Golden State Warriors coach Steve Kerr refused to "answer any basketball questions" two hours before Game 4 of the NBA’s Western Conference Finals. Instead, he spoke about gun violence in the wake of a deadly mass shooting at an elementary school in Uvalde, Texas, earlier that day.
"Any basketball questions don't matter," he said in a now-viral clip. "In the last 10 days, we've had elderly Black people killed in a supermarket in Buffalo. We've had Asian churchgoers killed in Southern California, and now we have children murdered at school. When are we going to do something?"
Kerr said Americans are being "held hostage" by 50 senators who have refused to vote on HR 8, a bill that would require background checks for the private transfers of firearms that the House passed in March 2021.
"There's a reason they won't vote on it to hold onto power. So I ask you, Mitch McConnell — I ask all of you senators who refuse to do anything about the violence and school shootings and supermarket shootings — are you going to put your own desire for power ahead of the lives of our children and our elderly and our churchgoers?" he continued. "You realize that 90% of Americans, regardless of political party, want background checks? ... It's pathetic. I've had enough."
Kerr's father, Malcolm H. Kerr, was assassinated by gunmen in 1984. His passion for defending victims of gun violence — as well as buckling down in the face of tragedy — has been well documented.
The NBA coach's speech, which has now been viewed more than 20 million times, has been praised as "strong," "beautiful," and "powerful."
"This took guts," one viewer wrote. "This is exactly how I feel this morning. This is exactly how most of us feel," another said.
The clip has been shared by fellow coaches as well as celebrities like Taylor Swift, Carl Weathers, and Flea.
Taylor Swift said she was "filled with rage and grief" and that Kerr's words "ring so true and cut so deep."
Footage of a speech from Connecticut Sen. Chris Murphy also went viral. The Democrat, who has long pushed for stronger gun control measures, said that "there were more mass shootings than days in the year."

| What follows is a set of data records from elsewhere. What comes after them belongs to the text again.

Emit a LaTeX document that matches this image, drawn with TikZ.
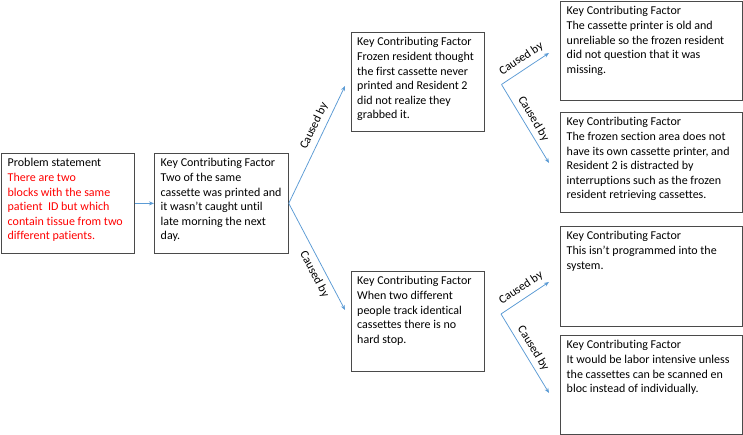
\documentclass[tikz,border=0pt]{standalone}
\usepackage{fontspec}
\setmainfont{Carlito}[Ligatures=NoCommon]
\usetikzlibrary{arrows.meta}
\definecolor{linkblue}{HTML}{5B9BD5}
\definecolor{boxline}{HTML}{4A4A4A}
\definecolor{probred}{HTML}{FF0000}
\begin{document}
\begin{tikzpicture}[x=1pt,y=-1pt,
  kbox/.style={draw=boxline, line width=0.75pt, rectangle, inner sep=0pt, anchor=north west},
  ktext/.style={anchor=north west, inner sep=0pt, align=left, font=\fontsize{12}{14.6}\selectfont, text=black},
  link/.style={draw=linkblue, line width=0.75pt, -{Stealth[length=5pt,width=4pt]}},
  cause/.style={font=\fontsize{12}{14}\selectfont, sloped, inner sep=1pt, text=black}]
\useasboundingbox (0,0) rectangle (743,435);
\fill[white] (0,0) rectangle (743,435);

% boxes
\node[kbox, minimum width=133pt, minimum height=100pt] (b1) at (1,153) {};
\node[kbox, minimum width=134pt, minimum height=100pt] (b2) at (154,153) {};
\node[kbox, minimum width=133pt, minimum height=99pt] (b3) at (351,32) {};
\node[kbox, minimum width=133pt, minimum height=100pt] (b4) at (351,271) {};
\node[kbox, minimum width=182pt, minimum height=99pt] (b5) at (560,1) {};
\node[kbox, minimum width=182pt, minimum height=100pt] (b6) at (560,112) {};
\node[kbox, minimum width=182pt, minimum height=100pt] (b7) at (560,226) {};
\node[kbox, minimum width=182pt, minimum height=99pt] (b8) at (560,335) {};

% texts
\node[ktext] (t1) at (7.5,156.5) {\strut Problem statement\\
  \textcolor{probred}{There are two}\\
  \textcolor{probred}{blocks with the same}\\
  \textcolor{probred}{patient\ \ ID but which}\\
  \textcolor{probred}{contain tissue from two}\\
  \textcolor{probred}{different patients.}};
\node[ktext] (t2) at (160.5,156.5) {\strut Key Contributing Factor\\
  Two of the same\\
  cassette was printed and\\
  it wasn't caught until\\
  late morning the next\\
  day.};
\node[ktext] (t3) at (357,35.5) {\strut Key Contributing Factor\\
  Frozen resident thought\\
  the first cassette never\\
  printed and Resident 2\\
  did not realize they\\
  grabbed it.};
\node[ktext] (t4) at (357,274.5) {\strut Key Contributing Factor\\
  When two different\\
  people track identical\\
  cassettes there is no\\
  hard stop.};
\node[ktext] (t5) at (566.5,4.5) {\strut Key Contributing Factor\\
  The cassette printer is old and\\
  unreliable so the frozen resident\\
  did not question that it was\\
  missing.};
\node[ktext] (t6) at (566.5,115.5) {\strut Key Contributing Factor\\
  The frozen section area does not\\
  have its own cassette printer, and\\
  Resident 2 is distracted by\\
  interruptions such as the frozen\\
  resident retrieving cassettes.};
\node[ktext] (t7) at (566.5,229.5) {\strut Key Contributing Factor\\
  This isn't programmed into the\\
  system.};
\node[ktext] (t8) at (566.5,338.5) {\strut Key Contributing Factor\\
  It would be labor intensive unless\\
  the cassettes can be scanned en\\
  bloc instead of individually.};

% connector points
\coordinate (tb3) at (345,86);
\coordinate (tb4) at (345,310);
\coordinate (v3) at (501.5,84.5);
\coordinate (tb5) at (549,53);
\coordinate (tb6) at (549,163);
\coordinate (v4) at (501,314);
\coordinate (tb7) at (549,282);
\coordinate (tb8) at (549,393);

% connectors
\draw[link] (b1.east) -- (b2.west);
\draw[link] (b2.east) -- node[cause, above=4pt, pos=0.62] (c1) {Caused by} (tb3);
\draw[link] (b2.east) -- node[cause, below=4pt, pos=0.62] (c2) {Caused by} (tb4);
\draw[link] (v3) -- node[cause, above=4pt, pos=0.54] (c3) {Caused by} (tb5);
\draw[link] (v3) -- node[cause, above=3pt, pos=0.5] (c4) {Caused by} (tb6);
\draw[link] (v4) -- node[cause, above=4pt, pos=0.54] (c5) {Caused by} (tb7);
\draw[link] (v4) -- node[cause, above=3pt, pos=0.5] (c6) {Caused by} (tb8);
\end{tikzpicture}
\end{document}
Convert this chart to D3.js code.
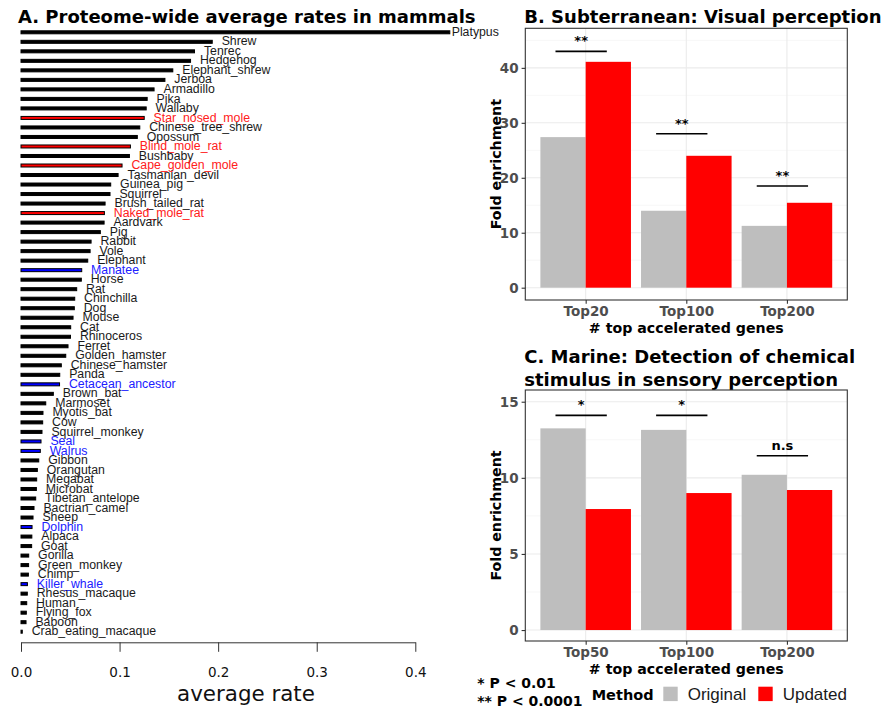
<!DOCTYPE html>
<html>
<head>
<meta charset="utf-8">
<script src="https://cdn.jsdelivr.net/npm/d3@7"></script>
<style>
  body { margin: 0; background: #fff; }
  svg { display: block; }
</style>
</head>
<body>
<svg id="fig" width="881" height="707"></svg>
<script>
// ---- Panel A: proteome-wide average rates ----
const species = [
  "Platypus","Shrew","Tenrec","Hedgehog","Elephant_shrew","Jerboa","Armadillo","Pika",
  "Wallaby","Star_nosed_mole","Chinese_tree_shrew","Opossum","Blind_mole_rat","Bushbaby",
  "Cape_golden_mole","Tasmanian_devil","Guinea_pig","Squirrel","Brush_tailed_rat",
  "Naked_mole_rat","Aardvark","Pig","Rabbit","Vole","Elephant","Manatee","Horse","Rat",
  "Chinchilla","Dog","Mouse","Cat","Rhinoceros","Ferret","Golden_hamster","Chinese_hamster",
  "Panda","Cetacean_ancestor","Brown_bat","Marmoset","Myotis_bat","Cow","Squirrel_monkey",
  "Seal","Walrus","Gibbon","Orangutan","Megabat","Microbat","Tibetan_antelope",
  "Bactrian_camel","Sheep","Dolphin","Alpaca","Goat","Gorilla","Green_monkey","Chimp",
  "Killer_whale","Rhesus_macaque","Human","Flying_fox","Baboon","Crab_eating_macaque"
];
const averageRate = [
  0.435, 0.194, 0.176, 0.172, 0.154, 0.146, 0.135, 0.128,
  0.127, 0.125, 0.1205, 0.118, 0.111, 0.110,
  0.1025, 0.0985, 0.091, 0.0903, 0.0853,
  0.0846, 0.0843, 0.0805, 0.0711, 0.0701, 0.0677, 0.0616, 0.0612, 0.0565,
  0.0545, 0.0541, 0.0528, 0.0504, 0.0502, 0.0477, 0.0454, 0.0409,
  0.0393, 0.0391, 0.0328, 0.0251, 0.0223, 0.0220, 0.0213,
  0.0203, 0.0196, 0.0180, 0.0166, 0.0159, 0.0156, 0.0149,
  0.0132, 0.0122, 0.0112, 0.0110, 0.0108, 0.0078, 0.0077, 0.0075,
  0.0065, 0.0064, 0.0058, 0.0054, 0.0051, 0.0013
];
const subterraneanSpecies = ["Star_nosed_mole","Blind_mole_rat","Cape_golden_mole","Naked_mole_rat"];
const marineSpecies = ["Manatee","Cetacean_ancestor","Seal","Walrus","Dolphin","Killer_whale"];
const rateTicks = [0, 0.1, 0.2, 0.3, 0.4];

// ---- Panel B: subterranean, visual perception ----
const visualCategories = ["Top20", "Top100", "Top200"];
const visualOriginal = [27.4, 14.0, 11.25];
const visualUpdated = [41.1, 24.0, 15.45];
const visualSigLabel = ["**", "**", "**"];
const visualSigLevel = [43.0, 28.0, 18.5];
const visualTicks = [0, 10, 20, 30, 40];
const visualMinor = [5, 15, 25, 35, 45];

// ---- Panel C: marine, chemical stimulus detection ----
const chemCategories = ["Top50", "Top100", "Top200"];
const chemOriginal = [13.25, 13.15, 10.2];
const chemUpdated = [7.95, 9.0, 9.2];
const chemSigLabel = ["*", "*", "n.s"];
const chemSigLevel = [14.1, 14.1, 11.45];
const chemTicks = [0, 5, 10, 15];
const chemMinor = [2.5, 7.5, 12.5];

const methods = ["Original", "Updated"];
const methodColor = { Original: "#BEBEBE", Updated: "#FF0000" };

const svg = d3.select("#fig");
const BOLD = "'DejaVu Sans', sans-serif";

// ===================== Panel A =====================
(function drawRates() {
  const x = d3.scaleLinear().domain([0, 0.4]).range([21, 415.3]);
  const y = d3.scalePoint().domain(species).range([32.3, 631.7]);
  const labelMaxX = 451.7; // labels stay inside the plotting region
  const colorOf = s => subterraneanSpecies.includes(s) ? "#FF0000"
                     : marineSpecies.includes(s) ? "#0000FF" : "#000000";
  const labelColorOf = s => subterraneanSpecies.includes(s) ? "#FF2020"
                     : marineSpecies.includes(s) ? "#2020FF" : "#1a1a1a";

  svg.append("text")
    .attr("x", 18).attr("y", 23)
    .attr("font-family", BOLD).attr("font-weight", "bold").attr("font-size", 18)
    .text("A. Proteome-wide average rates in mammals");

  const rows = species.map((s, i) => ({ s, v: averageRate[i] }));
  const g = svg.append("g");
  g.selectAll("rect").data(rows).join("rect")
    .attr("x", x(0))
    .attr("y", d => y(d.s) - 1.5)
    .attr("width", d => Math.max(0.5, x(d.v) - x(0)))
    .attr("height", 3)
    .attr("fill", d => colorOf(d.s))
    .attr("stroke", "#000").attr("stroke-width", 1);

  g.selectAll("text").data(rows).join("text")
    .attr("x", d => Math.min(x(d.v) + 9.4, labelMaxX))
    .attr("y", d => y(d.s) + 3.6)
    .attr("font-family", "'Liberation Sans', Arial, sans-serif")
    .attr("font-size", 12.3)
    .attr("fill", d => labelColorOf(d.s))
    .text(d => d.s);

  const axis = svg.append("g")
    .attr("transform", "translate(0,642.3)")
    .call(d3.axisBottom(x).tickValues(rateTicks).tickFormat(d3.format(".1f"))
      .tickSize(9.5).tickSizeOuter(0).tickPadding(15.6));
  axis.select(".domain").attr("stroke", "#333");
  axis.selectAll(".tick line").attr("stroke", "#333");
  axis.selectAll(".tick text")
    .attr("font-family", "'DejaVu Sans', sans-serif")
    .attr("font-size", 13.5).attr("fill", "#111");

  svg.append("text")
    .attr("x", 246).attr("y", 701)
    .attr("text-anchor", "middle")
    .attr("font-family", "'DejaVu Sans', sans-serif").attr("font-size", 21.4)
    .attr("fill", "#111")
    .text("average rate");
})();

// ===================== Panels B & C =====================
function drawEnrichment(cfg) {
  const left = 525.3, right = 847.3;
  const x = d3.scalePoint().domain(cfg.categories).range([left, right]).padding(0.6);
  const step = x.step();
  const y = d3.scaleLinear().domain(cfg.yDomain).range([cfg.bottom, cfg.top]);
  const g = svg.append("g");

  // titles
  cfg.title.forEach((line, i) => {
    g.append("text")
      .attr("x", 524.3).attr("y", cfg.titleY + i * 23)
      .attr("font-family", BOLD).attr("font-weight", "bold").attr("font-size", 18)
      .text(line);
  });

  // panel background grid
  g.selectAll(".minor").data(cfg.minor).join("line")
    .attr("x1", left).attr("x2", right)
    .attr("y1", d => y(d)).attr("y2", d => y(d))
    .attr("stroke", "#F2F2F2").attr("stroke-width", 0.6);
  g.selectAll(".major").data(cfg.ticks).join("line")
    .attr("x1", left).attr("x2", right)
    .attr("y1", d => y(d)).attr("y2", d => y(d))
    .attr("stroke", "#EBEBEB").attr("stroke-width", 1.1);
  g.selectAll(".vmajor").data(cfg.categories).join("line")
    .attr("x1", d => x(d)).attr("x2", d => x(d))
    .attr("y1", cfg.top).attr("y2", cfg.bottom)
    .attr("stroke", "#EBEBEB").attr("stroke-width", 1.1);

  // dodged bars
  const bars = [];
  cfg.categories.forEach((c, i) => {
    bars.push({ c, m: "Original", v: cfg.original[i], off: -0.45 });
    bars.push({ c, m: "Updated", v: cfg.updated[i], off: 0 });
  });
  g.selectAll(".bar").data(bars).join("rect")
    .attr("x", d => x(d.c) + d.off * step)
    .attr("width", 0.45 * step)
    .attr("y", d => y(d.v))
    .attr("height", d => y(0) - y(d.v))
    .attr("fill", d => methodColor[d.m]);

  // significance brackets
  cfg.categories.forEach((c, i) => {
    const cx = x(c) - 0.045 * step;
    const ly = y(cfg.sigLevel[i]);
    g.append("line")
      .attr("x1", cx - 0.255 * step).attr("x2", cx + 0.255 * step)
      .attr("y1", ly).attr("y2", ly)
      .attr("stroke", "#000").attr("stroke-width", 1.6);
    g.append("text")
      .attr("x", cx).attr("y", ly - 6)
      .attr("text-anchor", "middle")
      .attr("font-family", BOLD).attr("font-weight", "bold").attr("font-size", 13)
      .text(cfg.sigLabel[i]);
  });

  // panel border
  g.append("rect")
    .attr("x", left).attr("y", cfg.top)
    .attr("width", right - left).attr("height", cfg.bottom - cfg.top)
    .attr("fill", "none").attr("stroke", "#333").attr("stroke-width", 1.1);

  // axes
  const ya = g.append("g").attr("transform", `translate(${left},0)`)
    .call(d3.axisLeft(y).tickValues(cfg.ticks).tickSize(3.7).tickPadding(3));
  ya.select(".domain").remove();
  ya.selectAll(".tick line").attr("stroke", "#333").attr("stroke-width", 1.1);
  ya.selectAll(".tick text")
    .attr("font-family", BOLD).attr("font-weight", "bold").attr("font-size", 13.5)
    .attr("fill", "#4D4D4D");

  const xa = g.append("g").attr("transform", `translate(0,${cfg.bottom})`)
    .call(d3.axisBottom(x).tickSize(3.7).tickPadding(3));
  xa.select(".domain").remove();
  xa.selectAll(".tick line").attr("stroke", "#333").attr("stroke-width", 1.1);
  xa.selectAll(".tick text")
    .attr("font-family", BOLD).attr("font-weight", "bold").attr("font-size", 13.5)
    .attr("fill", "#4D4D4D");

  g.append("text")
    .attr("x", (left + right) / 2).attr("y", cfg.bottom + 33)
    .attr("text-anchor", "middle")
    .attr("font-family", BOLD).attr("font-weight", "bold").attr("font-size", 14.2)
    .text("# top accelerated genes");

  g.append("text")
    .attr("transform", `translate(500.5,${(cfg.top + cfg.bottom) / 2}) rotate(-90)`)
    .attr("text-anchor", "middle")
    .attr("font-family", BOLD).attr("font-weight", "bold").attr("font-size", 14.2)
    .text("Fold enrichment");
}

drawEnrichment({
  title: ["B. Subterranean: Visual perception"], titleY: 23,
  categories: visualCategories, original: visualOriginal, updated: visualUpdated,
  sigLabel: visualSigLabel, sigLevel: visualSigLevel,
  ticks: visualTicks, minor: visualMinor,
  yDomain: [-2.24, 47.2], top: 28.3, bottom: 300
});

drawEnrichment({
  title: ["C. Marine: Detection of chemical", "stimulus in sensory perception"], titleY: 363,
  categories: chemCategories, original: chemOriginal, updated: chemUpdated,
  sigLabel: chemSigLabel, sigLevel: chemSigLevel,
  ticks: chemTicks, minor: chemMinor,
  yDomain: [-0.72, 15.77], top: 390, bottom: 641
});

// ===================== Legend & notes =====================
const notes = ["* P < 0.01", "** P < 0.0001"];
svg.selectAll(".note").data(notes).join("text")
  .attr("x", 477.3).attr("y", (d, i) => 688 + i * 18)
  .attr("font-family", BOLD).attr("font-weight", "bold").attr("font-size", 14)
  .text(d => d);

svg.append("text")
  .attr("x", 591.7).attr("y", 700)
  .attr("font-family", BOLD).attr("font-weight", "bold").attr("font-size", 14.5)
  .text("Method");

const legendX = [663.3, 758.3];
methods.forEach((m, i) => {
  svg.append("rect")
    .attr("x", legendX[i]).attr("y", 686.7)
    .attr("width", 14.4).attr("height", 14.4)
    .attr("fill", methodColor[m]);
  svg.append("text")
    .attr("x", legendX[i] + 24.4).attr("y", 700)
    .attr("font-family", "'Liberation Sans', Arial, sans-serif").attr("font-size", 17)
    .attr("fill", "#1a1a1a")
    .text(m);
});
</script>
</body>
</html>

"Our kids are living in fear every single time they set foot in a classroom because they think they are going to be next. ... As the slaughter increases, as our kids run for their lives, we do nothing," he said. "What are we doing? Why are you here if not to solve a problem as existential as this?
As Murphy spoke to other lawmakers on the Senate floor, social media users have been working to hold politicians accountable online.
In response to President Joe Biden's speech, in which he questioned why we "are willing to live with this carnage" and when we are "going to stand up to the gun lobby," the words "you're the president" trended on Twitter.
"The answer is right there: 'we.' Sir, you’re the President," one user said. "For the love of God, do something about it. You're the president, not a pundit," another wrote.
Some said the vitriol toward Biden was misdirected, as the power to create laws lies in the hands of Congress.
"You're the president folks need to retake civics class," one user wrote.
In response to tweets from elected officials about the tragedy, users have been calling them out for their inaction on gun control and their monetary gain from gun lobbies.
Though countless people have expressed feelings of hopelessness in the wake of another senseless tragedy, many have mobilized to hold power to account. The prevailing emotion online, though, is fury.